There has been another positive change to the companion certificate this year. As of April 2017, passengers traveling on Delta companion certificates are eligible for complimentary upgrades to both first class and Comfort+ based on the status of the higher tiered member. However, these tickets are not eligible for mileage upgrades, Global upgrades, or Regional upgrades.
You can receive a complimentary first class upgrade when redeeming a companion certificate
So, how useful is the Delta companion certificate really?
I never really did much research on this companion certificate in the past since I wasn’t a Delta loyalist, but it looks like it has the potential to be quite useful. The biggest restriction here is on fare classes — the companion certificate is only valid on L, U, T, X, and V fare classes. This covers most of Delta’s cheaper economy fare classes, and excludes most of Delta’s more expensive fare classes.
I could see myself using this when traveling with one of my parents or Ford. I’ve switched some business to Delta, while they don’t typically fly with Delta, so I could still earn miles, we could still get upgrades (especially since Delta improved their companion upgrade policy), and I’d just have to pay taxes for the second passenger.
Given how expensive domestic airfare often is nowadays, essentially paying $195 plus tax to take a companion along is a great deal.
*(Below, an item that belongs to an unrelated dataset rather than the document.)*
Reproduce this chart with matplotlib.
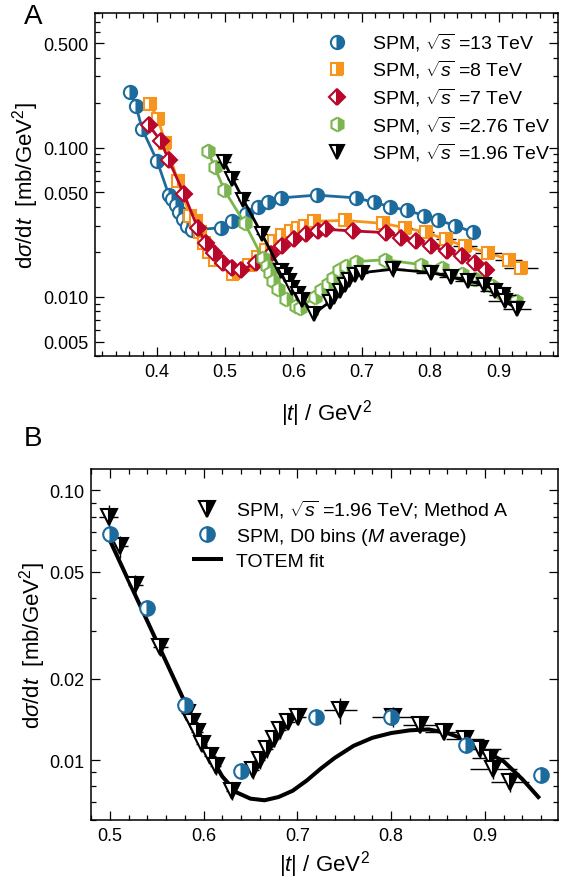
import numpy as np
import matplotlib.pyplot as plt
from matplotlib.lines import Line2D
from matplotlib.ticker import FixedLocator, FixedFormatter, LogLocator, MultipleLocator, NullFormatter

plt.rcParams['font.family'] = ['Liberation Sans', 'DejaVu Sans']
plt.rcParams['mathtext.fontset'] = 'custom'
plt.rcParams['mathtext.rm'] = 'Liberation Sans'
plt.rcParams['mathtext.it'] = 'Liberation Sans:italic'
plt.rcParams['mathtext.sf'] = 'Liberation Sans'

# ---- panel A data (|t| in GeV^2, dsigma/dt in mb/GeV^2) ----
t13 = [0.361, 0.370, 0.379, 0.401, 0.418, 0.423, 0.428, 0.433, 0.438, 0.445, 0.452,
       0.494, 0.511, 0.531, 0.548, 0.563, 0.582, 0.634, 0.692, 0.718, 0.742, 0.766,
       0.791, 0.812, 0.837, 0.863]
s13 = [0.236, 0.190, 0.133, 0.081, 0.048, 0.045, 0.041, 0.037, 0.033, 0.030, 0.028,
       0.029, 0.032, 0.036, 0.040, 0.043, 0.046, 0.048, 0.046, 0.043, 0.040, 0.038,
       0.035, 0.0325, 0.030, 0.027]

t8 = [0.390, 0.402, 0.413, 0.431, 0.449, 0.457, 0.463, 0.469, 0.476, 0.486, 0.512,
      0.535, 0.548, 0.560, 0.572, 0.584, 0.596, 0.607, 0.617, 0.630, 0.675, 0.731,
      0.764, 0.794, 0.823, 0.851, 0.885, 0.915, 0.933]
s8 = [0.196, 0.155, 0.108, 0.060, 0.035, 0.032, 0.027, 0.023, 0.020, 0.0175, 0.0143,
      0.0163, 0.0185, 0.0207, 0.0235, 0.026, 0.0275, 0.029, 0.030, 0.032, 0.0325, 0.031,
      0.029, 0.027, 0.0242, 0.0218, 0.0197, 0.0177, 0.0156]
t8_err = [0, 0, 0, 0, 0, 0, 0, 0, 0, 0, 0,
          0, 0, 0, 0, 0, 0, 0, 0, 0, 0, 0.008,
          0.010, 0.012, 0.015, 0.018, 0.020, 0.020, 0.025]

t7 = [0.389, 0.406, 0.418, 0.440, 0.460, 0.472, 0.484, 0.497, 0.510, 0.523, 0.545,
      0.567, 0.584, 0.601, 0.619, 0.636, 0.648, 0.687, 0.736, 0.758, 0.780, 0.802,
      0.824, 0.846, 0.865, 0.882]
s7 = [0.141, 0.111, 0.082, 0.049, 0.029, 0.023, 0.0195, 0.0169, 0.0155, 0.0150, 0.0168,
      0.0192, 0.0218, 0.0242, 0.0262, 0.0276, 0.0283, 0.0276, 0.0269, 0.0249, 0.0236, 0.0218,
      0.0202, 0.0187, 0.0169, 0.0152]

t276 = [0.475, 0.485, 0.499, 0.529, 0.555, 0.561, 0.566, 0.571, 0.577, 0.590, 0.604,
        0.610, 0.631, 0.641, 0.650, 0.658, 0.667, 0.677, 0.692, 0.734, 0.787, 0.818,
        0.846, 0.866, 0.890, 0.906, 0.926]
s276 = [0.095, 0.074, 0.052, 0.031, 0.0182, 0.016, 0.0145, 0.0128, 0.0112, 0.0097, 0.0087,
        0.0084, 0.0100, 0.0111, 0.0121, 0.0133, 0.0150, 0.0160, 0.0172, 0.0177, 0.0164, 0.0156,
        0.0141, 0.0131, 0.0118, 0.0105, 0.0093]
s276_err = [0.010, 0.007, 0.005, 0.002, 0, 0, 0, 0, 0, 0, 0,
            0, 0, 0, 0, 0, 0, 0, 0, 0, 0, 0,
            0, 0, 0, 0, 0]

# 1.96 TeV, method A (shown in both panels)
t196 = [0.499, 0.511, 0.527, 0.554, 0.582, 0.588, 0.593, 0.598, 0.607, 0.613, 0.630,
        0.653, 0.660, 0.668, 0.675, 0.682, 0.690, 0.701, 0.746, 0.802, 0.831, 0.856,
        0.879, 0.895, 0.906, 0.909, 0.927]
s196 = [0.080, 0.062, 0.0446, 0.0263, 0.0149, 0.0139, 0.0127, 0.0115, 0.0104, 0.0095, 0.0077,
        0.0092, 0.0100, 0.0110, 0.0120, 0.0129, 0.0139, 0.0145, 0.0153, 0.0145, 0.0135, 0.0127,
        0.0120, 0.0110, 0.0102, 0.0093, 0.0083]
t196_err = [0.010, 0.008, 0.008, 0.008, 0.006, 0.006, 0.006, 0.006, 0.006, 0.006, 0.006,
            0.006, 0.006, 0.006, 0.006, 0.006, 0.008, 0.008, 0.018, 0.022, 0.018, 0.020,
            0.020, 0.022, 0.020, 0.025, 0.020]
s196_err = [0.0085, 0.006, 0.004, 0.002, 0.0008, 0.0008, 0.0008, 0.0007, 0.0007, 0.0007, 0.0006,
            0.0007, 0.0007, 0.0008, 0.0008, 0.0009, 0.0009, 0.0010, 0.0017, 0.0012, 0.0009, 0.0008,
            0.0008, 0.0008, 0.0008, 0.0008, 0.0007]

# ---- panel B data ----
t_d0 = [0.50, 0.54, 0.58, 0.64, 0.72, 0.80, 0.88, 0.96]
s_d0 = [0.069, 0.0365, 0.016, 0.0091, 0.0145, 0.0145, 0.0114, 0.0088]

t_totem = [0.500, 0.520, 0.540, 0.560, 0.575, 0.590, 0.605, 0.620, 0.635, 0.650, 0.665,
           0.680, 0.695, 0.710, 0.725, 0.740, 0.760, 0.780, 0.800, 0.820, 0.840, 0.860,
           0.880, 0.900, 0.920, 0.940, 0.957]
s_totem = [0.0654, 0.0463, 0.0328, 0.0232, 0.0179, 0.0138, 0.0107, 0.0087, 0.0076, 0.0072, 0.0071,
           0.0073, 0.0077, 0.0084, 0.0093, 0.0102, 0.0113, 0.0121, 0.0126, 0.0129, 0.0130, 0.0126,
           0.0119, 0.0108, 0.0099, 0.0085, 0.0073]

labels_A = [r'SPM, $\sqrt{s}$ =13 TeV', r'SPM, $\sqrt{s}$ =8 TeV', r'SPM, $\sqrt{s}$ =7 TeV',
            r'SPM, $\sqrt{s}$ =2.76 TeV', r'SPM, $\sqrt{s}$ =1.96 TeV']
labels_B = [r'SPM, $\sqrt{s}$ =1.96 TeV; Method A', r'SPM, D0 bins ($M$ average)', 'TOTEM fit']

c_blue = '#1c6b9c'
c_orange = '#f7941d'
c_red = '#b8072a'
c_green = '#7ab54e'
c_black = 'black'

W, H = 562, 887
fig = plt.figure(figsize=(W / 100, H / 100), dpi=100)
axA = fig.add_axes([95 / W, 1 - 357 / H, (558 - 95) / W, (357 - 14) / H])
axB = fig.add_axes([91 / W, 1 - 821 / H, (558 - 91) / W, (821 - 470) / H])


def style(ax, xpad):
    ax.set_yscale('log')
    ax.tick_params(which='both', direction='in', top=True, right=True, width=0.9)
    ax.tick_params(which='major', length=6.5, labelsize=13, pad=5)
    ax.tick_params(which='minor', length=3.5)
    ax.xaxis.set_major_locator(MultipleLocator(0.1))
    ax.xaxis.set_minor_locator(MultipleLocator(0.02))
    ax.yaxis.set_minor_locator(LogLocator(subs=np.arange(1, 10), numticks=20))
    ax.yaxis.set_minor_formatter(NullFormatter())
    for s in ax.spines.values():
        s.set_linewidth(1.1)
    ax.set_xlabel(r'|$t$| / GeV$^2$', fontsize=16, labelpad=xpad)
    ax.set_ylabel(r'd$\sigma$/d$t$  [mb/GeV$^2$]', fontsize=16, labelpad=1)


def series(ax, x, y, marker, color, ms, z, xerr=None, yerr=None, line=True):
    if line:
        ax.plot(x, y, '-', color=color, lw=2.0, zorder=z)
    if xerr is not None or yerr is not None:
        ax.errorbar(x, y, xerr=xerr, yerr=yerr, fmt='none', ecolor='black',
                    elinewidth=1.0, capsize=0, zorder=z + 0.1)
    ax.plot(x, y, ls='none', marker=marker, ms=ms, mfc=color, mfcalt='white',
            mec=color, mew=1.5, fillstyle='right', zorder=z + 0.2)


def handle(marker, color, ms):
    return Line2D([], [], ls='none', marker=marker, ms=ms, mfc=color, mfcalt='white',
                  mec=color, mew=1.5, fillstyle='right')


# ---- panel A ----
style(axA, 12)
series(axA, t13, s13, 'o', c_blue, 9.5, 2)
series(axA, t8, s8, 's', c_orange, 9, 3, xerr=t8_err)
series(axA, t7, s7, 'D', c_red, 8.5, 4)
series(axA, t276, s276, 'h', c_green, 10, 5, yerr=s276_err)
series(axA, t196, s196, 'v', c_black, 10.5, 6, xerr=t196_err, yerr=s196_err)
axA.set_xlim(0.31, 0.987)
axA.set_ylim(0.004, 0.8)
axA.yaxis.set_major_locator(FixedLocator([0.005, 0.01, 0.05, 0.1, 0.5]))
axA.yaxis.set_major_formatter(FixedFormatter(['0.005', '0.010', '0.050', '0.100', '0.500']))

hA = [handle('o', c_blue, 9.5), handle('s', c_orange, 9), handle('D', c_red, 8.5),
      handle('h', c_green, 10), handle('v', c_black, 10.5)]
axA.legend(hA, labels_A, loc='upper left', bbox_to_anchor=(318 / W, 1 - 22 / H),
           bbox_transform=fig.transFigure, frameon=False, fontsize=14,
           handlelength=1.0, handletextpad=1.3, labelspacing=0.28, borderpad=0)

# ---- panel B ----
style(axB, 3)
axB.plot(t_totem, s_totem, '-', color='black', lw=2.9, zorder=2)
series(axB, t196, s196, 'v', c_black, 11.5, 3, xerr=t196_err, yerr=s196_err, line=False)
series(axB, t_d0, s_d0, 'o', c_blue, 10.5, 4, line=False)
axB.set_xlim(0.48, 0.978)
axB.set_ylim(0.006, 0.12)
axB.yaxis.set_major_locator(FixedLocator([0.01, 0.02, 0.05, 0.1]))
axB.yaxis.set_major_formatter(FixedFormatter(['0.01', '0.02', '0.05', '0.10']))

hB = [handle('v', c_black, 11.5), handle('o', c_blue, 10.5),
      Line2D([], [], color='black', lw=2.9)]
axB.legend(hB, labels_B, loc='upper left', bbox_to_anchor=(184 / W, 1 - 489 / H),
           bbox_transform=fig.transFigure, frameon=False, fontsize=14,
           handlelength=1.4, handletextpad=0.75, labelspacing=0.3, borderpad=0)

fig.text(24 / W, 1 - 4 / H, 'A', fontsize=20, va='top', ha='left')
fig.text(24 / W, 1 - 426 / H, 'B', fontsize=20, va='top', ha='left')

fig.savefig('out.png', dpi=100)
Let’s look at a couple of examples. For example, let’s say I wanted to fly from Tampa to Los Angeles roundtrip around Christmas, for travel December 20 through December 28, 2017.
The ticket for one passenger would cost $503.40, and then you could add a second passenger for just $28.40 in taxes and fees. That’s a heck of a deal.
Or let’s say you wanted to fly from New York to Los Angeles around New Year’s.
A ticket for one person would cost a steep $585.40, and then you could take a second passenger for $28.40, bringing down the average cost per passenger to ~$300. That’s a great deal.
There are some restrictions to be aware of with the companion certificate offered by the Platinum Delta Personal Amex and Platinum Delta Business Amex. For example, only select economy fares are eligible, and the companion doesn’t earn miles.
Even so, basically getting a companion to fly with you for ~$230 (when you factor in the $195 annual fee on the card plus standard $28.40 in taxes) is a heck of a deal. I plan on picking up both of these cards soon, and know I’ll get a lot of value out of the companion certificates, and that the card will be a keeper long term because of them. These are more valuable than in the past, given that you can now receive complimentary upgrades to Comfort+ and first class when redeeming these.
If you’ve used a Delta companion certificate, what was your experience like?